» **Source code of charts**:
START
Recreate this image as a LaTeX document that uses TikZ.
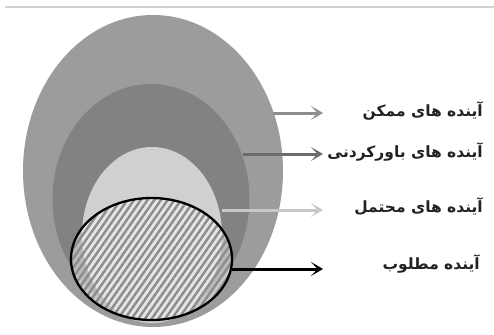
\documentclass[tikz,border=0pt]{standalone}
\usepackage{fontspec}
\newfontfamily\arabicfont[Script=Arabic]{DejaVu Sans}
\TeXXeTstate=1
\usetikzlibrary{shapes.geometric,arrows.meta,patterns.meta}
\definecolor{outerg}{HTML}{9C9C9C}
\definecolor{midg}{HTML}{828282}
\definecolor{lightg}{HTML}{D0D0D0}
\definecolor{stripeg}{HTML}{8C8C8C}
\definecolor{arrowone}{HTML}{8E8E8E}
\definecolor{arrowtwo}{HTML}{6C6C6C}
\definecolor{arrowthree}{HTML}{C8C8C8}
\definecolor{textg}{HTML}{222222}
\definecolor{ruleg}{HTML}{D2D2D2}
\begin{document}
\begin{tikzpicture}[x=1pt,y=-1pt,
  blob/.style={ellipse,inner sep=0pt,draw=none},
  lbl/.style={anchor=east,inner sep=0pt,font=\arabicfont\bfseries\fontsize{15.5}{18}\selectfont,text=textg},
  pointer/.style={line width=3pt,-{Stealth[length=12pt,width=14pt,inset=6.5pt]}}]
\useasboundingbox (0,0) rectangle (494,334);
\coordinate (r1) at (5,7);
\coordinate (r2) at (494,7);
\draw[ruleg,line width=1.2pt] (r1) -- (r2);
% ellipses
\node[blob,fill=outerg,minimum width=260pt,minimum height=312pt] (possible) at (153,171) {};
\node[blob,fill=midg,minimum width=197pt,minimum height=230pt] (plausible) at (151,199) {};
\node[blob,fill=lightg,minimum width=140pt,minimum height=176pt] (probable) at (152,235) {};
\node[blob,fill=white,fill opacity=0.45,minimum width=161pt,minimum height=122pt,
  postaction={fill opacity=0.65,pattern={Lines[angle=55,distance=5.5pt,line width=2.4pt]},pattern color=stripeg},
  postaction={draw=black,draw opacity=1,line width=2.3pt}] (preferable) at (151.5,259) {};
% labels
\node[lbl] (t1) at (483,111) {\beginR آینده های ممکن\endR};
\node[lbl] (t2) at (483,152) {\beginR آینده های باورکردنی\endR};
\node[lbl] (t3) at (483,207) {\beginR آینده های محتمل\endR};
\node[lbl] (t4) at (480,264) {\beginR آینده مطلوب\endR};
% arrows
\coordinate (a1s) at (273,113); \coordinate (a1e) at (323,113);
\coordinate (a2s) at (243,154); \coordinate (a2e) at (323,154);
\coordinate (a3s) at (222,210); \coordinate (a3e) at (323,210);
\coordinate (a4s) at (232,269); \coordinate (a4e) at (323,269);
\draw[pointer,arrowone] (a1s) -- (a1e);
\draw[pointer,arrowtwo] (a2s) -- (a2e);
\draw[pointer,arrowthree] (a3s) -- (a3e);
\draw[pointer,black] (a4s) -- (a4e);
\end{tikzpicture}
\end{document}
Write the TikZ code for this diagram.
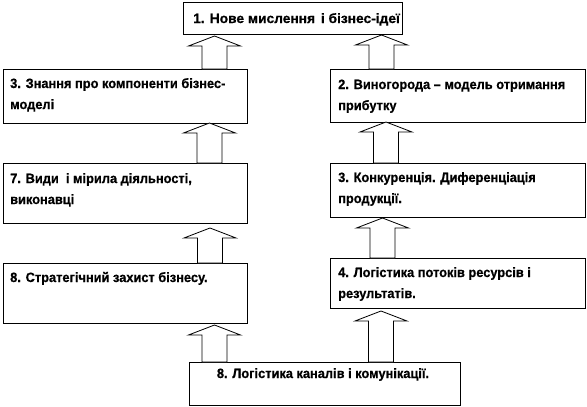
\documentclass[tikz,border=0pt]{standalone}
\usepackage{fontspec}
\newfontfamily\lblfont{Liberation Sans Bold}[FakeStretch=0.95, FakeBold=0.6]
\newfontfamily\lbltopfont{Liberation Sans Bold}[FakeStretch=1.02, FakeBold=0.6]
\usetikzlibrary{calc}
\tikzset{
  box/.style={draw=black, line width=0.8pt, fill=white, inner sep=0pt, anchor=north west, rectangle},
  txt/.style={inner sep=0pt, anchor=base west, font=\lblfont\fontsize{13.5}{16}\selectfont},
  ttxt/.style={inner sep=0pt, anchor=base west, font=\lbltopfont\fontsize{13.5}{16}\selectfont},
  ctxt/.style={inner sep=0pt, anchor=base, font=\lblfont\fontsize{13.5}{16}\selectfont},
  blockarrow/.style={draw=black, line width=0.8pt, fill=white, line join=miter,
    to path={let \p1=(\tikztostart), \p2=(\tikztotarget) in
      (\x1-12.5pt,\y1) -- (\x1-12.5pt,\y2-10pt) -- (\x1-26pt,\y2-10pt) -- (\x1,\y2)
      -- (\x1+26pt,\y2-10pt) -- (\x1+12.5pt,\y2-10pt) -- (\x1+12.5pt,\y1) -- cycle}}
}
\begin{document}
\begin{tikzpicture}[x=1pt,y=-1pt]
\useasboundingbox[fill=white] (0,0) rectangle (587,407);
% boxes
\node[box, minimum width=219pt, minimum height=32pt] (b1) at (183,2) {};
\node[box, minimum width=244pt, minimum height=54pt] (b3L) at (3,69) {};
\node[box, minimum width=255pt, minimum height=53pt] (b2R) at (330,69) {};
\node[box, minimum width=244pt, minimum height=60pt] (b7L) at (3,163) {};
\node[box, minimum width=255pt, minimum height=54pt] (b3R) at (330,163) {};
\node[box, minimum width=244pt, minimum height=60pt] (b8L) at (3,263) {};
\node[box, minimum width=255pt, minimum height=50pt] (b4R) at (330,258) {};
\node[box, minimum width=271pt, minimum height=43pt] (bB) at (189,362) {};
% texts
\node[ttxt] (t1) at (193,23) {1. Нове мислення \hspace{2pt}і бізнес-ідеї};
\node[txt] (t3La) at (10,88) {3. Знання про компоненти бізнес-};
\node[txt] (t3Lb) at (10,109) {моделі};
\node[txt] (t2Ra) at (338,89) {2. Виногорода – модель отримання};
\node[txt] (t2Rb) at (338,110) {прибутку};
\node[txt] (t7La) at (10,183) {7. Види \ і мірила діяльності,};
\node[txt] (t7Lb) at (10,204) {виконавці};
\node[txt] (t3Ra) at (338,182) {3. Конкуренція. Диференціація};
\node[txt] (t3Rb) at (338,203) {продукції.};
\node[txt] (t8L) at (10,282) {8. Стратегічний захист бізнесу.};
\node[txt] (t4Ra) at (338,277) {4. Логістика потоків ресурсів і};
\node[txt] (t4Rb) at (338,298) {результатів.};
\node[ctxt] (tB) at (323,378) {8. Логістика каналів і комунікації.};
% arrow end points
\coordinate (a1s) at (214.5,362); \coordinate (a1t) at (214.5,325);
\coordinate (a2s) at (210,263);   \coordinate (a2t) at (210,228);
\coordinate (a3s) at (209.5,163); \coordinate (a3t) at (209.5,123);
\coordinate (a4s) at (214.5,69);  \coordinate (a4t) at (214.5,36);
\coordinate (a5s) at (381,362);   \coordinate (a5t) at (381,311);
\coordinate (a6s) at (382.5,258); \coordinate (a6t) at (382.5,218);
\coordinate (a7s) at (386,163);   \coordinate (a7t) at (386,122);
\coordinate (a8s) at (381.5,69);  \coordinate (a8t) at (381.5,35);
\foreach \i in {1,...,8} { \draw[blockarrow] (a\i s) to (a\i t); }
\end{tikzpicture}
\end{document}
END
» **Written request**: Images must not appear in the copy; reproduce everything else in the records verbatim.

» **Task output**:
Recreate this image as a LaTeX document that uses TikZ.
\documentclass[tikz,border=0pt]{standalone}
\usepackage{fontspec}
\newfontfamily\arabicfont[Script=Arabic]{DejaVu Sans}
\TeXXeTstate=1
\usetikzlibrary{shapes.geometric,arrows.meta,patterns.meta}
\definecolor{outerg}{HTML}{9C9C9C}
\definecolor{midg}{HTML}{828282}
\definecolor{lightg}{HTML}{D0D0D0}
\definecolor{stripeg}{HTML}{8C8C8C}
\definecolor{arrowone}{HTML}{8E8E8E}
\definecolor{arrowtwo}{HTML}{6C6C6C}
\definecolor{arrowthree}{HTML}{C8C8C8}
\definecolor{textg}{HTML}{222222}
\definecolor{ruleg}{HTML}{D2D2D2}
\begin{document}
\begin{tikzpicture}[x=1pt,y=-1pt,
  blob/.style={ellipse,inner sep=0pt,draw=none},
  lbl/.style={anchor=east,inner sep=0pt,font=\arabicfont\bfseries\fontsize{15.5}{18}\selectfont,text=textg},
  pointer/.style={line width=3pt,-{Stealth[length=12pt,width=14pt,inset=6.5pt]}}]
\useasboundingbox (0,0) rectangle (494,334);
\coordinate (r1) at (5,7);
\coordinate (r2) at (494,7);
\draw[ruleg,line width=1.2pt] (r1) -- (r2);
% ellipses
\node[blob,fill=outerg,minimum width=260pt,minimum height=312pt] (possible) at (153,171) {};
\node[blob,fill=midg,minimum width=197pt,minimum height=230pt] (plausible) at (151,199) {};
\node[blob,fill=lightg,minimum width=140pt,minimum height=176pt] (probable) at (152,235) {};
\node[blob,fill=white,fill opacity=0.45,minimum width=161pt,minimum height=122pt,
  postaction={fill opacity=0.65,pattern={Lines[angle=55,distance=5.5pt,line width=2.4pt]},pattern color=stripeg},
  postaction={draw=black,draw opacity=1,line width=2.3pt}] (preferable) at (151.5,259) {};
% labels
\node[lbl] (t1) at (483,111) {\beginR آینده های ممکن\endR};
\node[lbl] (t2) at (483,152) {\beginR آینده های باورکردنی\endR};
\node[lbl] (t3) at (483,207) {\beginR آینده های محتمل\endR};
\node[lbl] (t4) at (480,264) {\beginR آینده مطلوب\endR};
% arrows
\coordinate (a1s) at (273,113); \coordinate (a1e) at (323,113);
\coordinate (a2s) at (243,154); \coordinate (a2e) at (323,154);
\coordinate (a3s) at (222,210); \coordinate (a3e) at (323,210);
\coordinate (a4s) at (232,269); \coordinate (a4e) at (323,269);
\draw[pointer,arrowone] (a1s) -- (a1e);
\draw[pointer,arrowtwo] (a2s) -- (a2e);
\draw[pointer,arrowthree] (a3s) -- (a3e);
\draw[pointer,black] (a4s) -- (a4e);
\end{tikzpicture}
\end{document}
Write the TikZ code for this diagram.
\documentclass[tikz,border=0pt]{standalone}
\usepackage{fontspec}
\newfontfamily\lblfont{Liberation Sans Bold}[FakeStretch=0.95, FakeBold=0.6]
\newfontfamily\lbltopfont{Liberation Sans Bold}[FakeStretch=1.02, FakeBold=0.6]
\usetikzlibrary{calc}
\tikzset{
  box/.style={draw=black, line width=0.8pt, fill=white, inner sep=0pt, anchor=north west, rectangle},
  txt/.style={inner sep=0pt, anchor=base west, font=\lblfont\fontsize{13.5}{16}\selectfont},
  ttxt/.style={inner sep=0pt, anchor=base west, font=\lbltopfont\fontsize{13.5}{16}\selectfont},
  ctxt/.style={inner sep=0pt, anchor=base, font=\lblfont\fontsize{13.5}{16}\selectfont},
  blockarrow/.style={draw=black, line width=0.8pt, fill=white, line join=miter,
    to path={let \p1=(\tikztostart), \p2=(\tikztotarget) in
      (\x1-12.5pt,\y1) -- (\x1-12.5pt,\y2-10pt) -- (\x1-26pt,\y2-10pt) -- (\x1,\y2)
      -- (\x1+26pt,\y2-10pt) -- (\x1+12.5pt,\y2-10pt) -- (\x1+12.5pt,\y1) -- cycle}}
}
\begin{document}
\begin{tikzpicture}[x=1pt,y=-1pt]
\useasboundingbox[fill=white] (0,0) rectangle (587,407);
% boxes
\node[box, minimum width=219pt, minimum height=32pt] (b1) at (183,2) {};
\node[box, minimum width=244pt, minimum height=54pt] (b3L) at (3,69) {};
\node[box, minimum width=255pt, minimum height=53pt] (b2R) at (330,69) {};
\node[box, minimum width=244pt, minimum height=60pt] (b7L) at (3,163) {};
\node[box, minimum width=255pt, minimum height=54pt] (b3R) at (330,163) {};
\node[box, minimum width=244pt, minimum height=60pt] (b8L) at (3,263) {};
\node[box, minimum width=255pt, minimum height=50pt] (b4R) at (330,258) {};
\node[box, minimum width=271pt, minimum height=43pt] (bB) at (189,362) {};
% texts
\node[ttxt] (t1) at (193,23) {1. Нове мислення \hspace{2pt}і бізнес-ідеї};
\node[txt] (t3La) at (10,88) {3. Знання про компоненти бізнес-};
\node[txt] (t3Lb) at (10,109) {моделі};
\node[txt] (t2Ra) at (338,89) {2. Виногорода – модель отримання};
\node[txt] (t2Rb) at (338,110) {прибутку};
\node[txt] (t7La) at (10,183) {7. Види \ і мірила діяльності,};
\node[txt] (t7Lb) at (10,204) {виконавці};
\node[txt] (t3Ra) at (338,182) {3. Конкуренція. Диференціація};
\node[txt] (t3Rb) at (338,203) {продукції.};
\node[txt] (t8L) at (10,282) {8. Стратегічний захист бізнесу.};
\node[txt] (t4Ra) at (338,277) {4. Логістика потоків ресурсів і};
\node[txt] (t4Rb) at (338,298) {результатів.};
\node[ctxt] (tB) at (323,378) {8. Логістика каналів і комунікації.};
% arrow end points
\coordinate (a1s) at (214.5,362); \coordinate (a1t) at (214.5,325);
\coordinate (a2s) at (210,263);   \coordinate (a2t) at (210,228);
\coordinate (a3s) at (209.5,163); \coordinate (a3t) at (209.5,123);
\coordinate (a4s) at (214.5,69);  \coordinate (a4t) at (214.5,36);
\coordinate (a5s) at (381,362);   \coordinate (a5t) at (381,311);
\coordinate (a6s) at (382.5,258); \coordinate (a6t) at (382.5,218);
\coordinate (a7s) at (386,163);   \coordinate (a7t) at (386,122);
\coordinate (a8s) at (381.5,69);  \coordinate (a8t) at (381.5,35);
\foreach \i in {1,...,8} { \draw[blockarrow] (a\i s) to (a\i t); }
\end{tikzpicture}
\end{document}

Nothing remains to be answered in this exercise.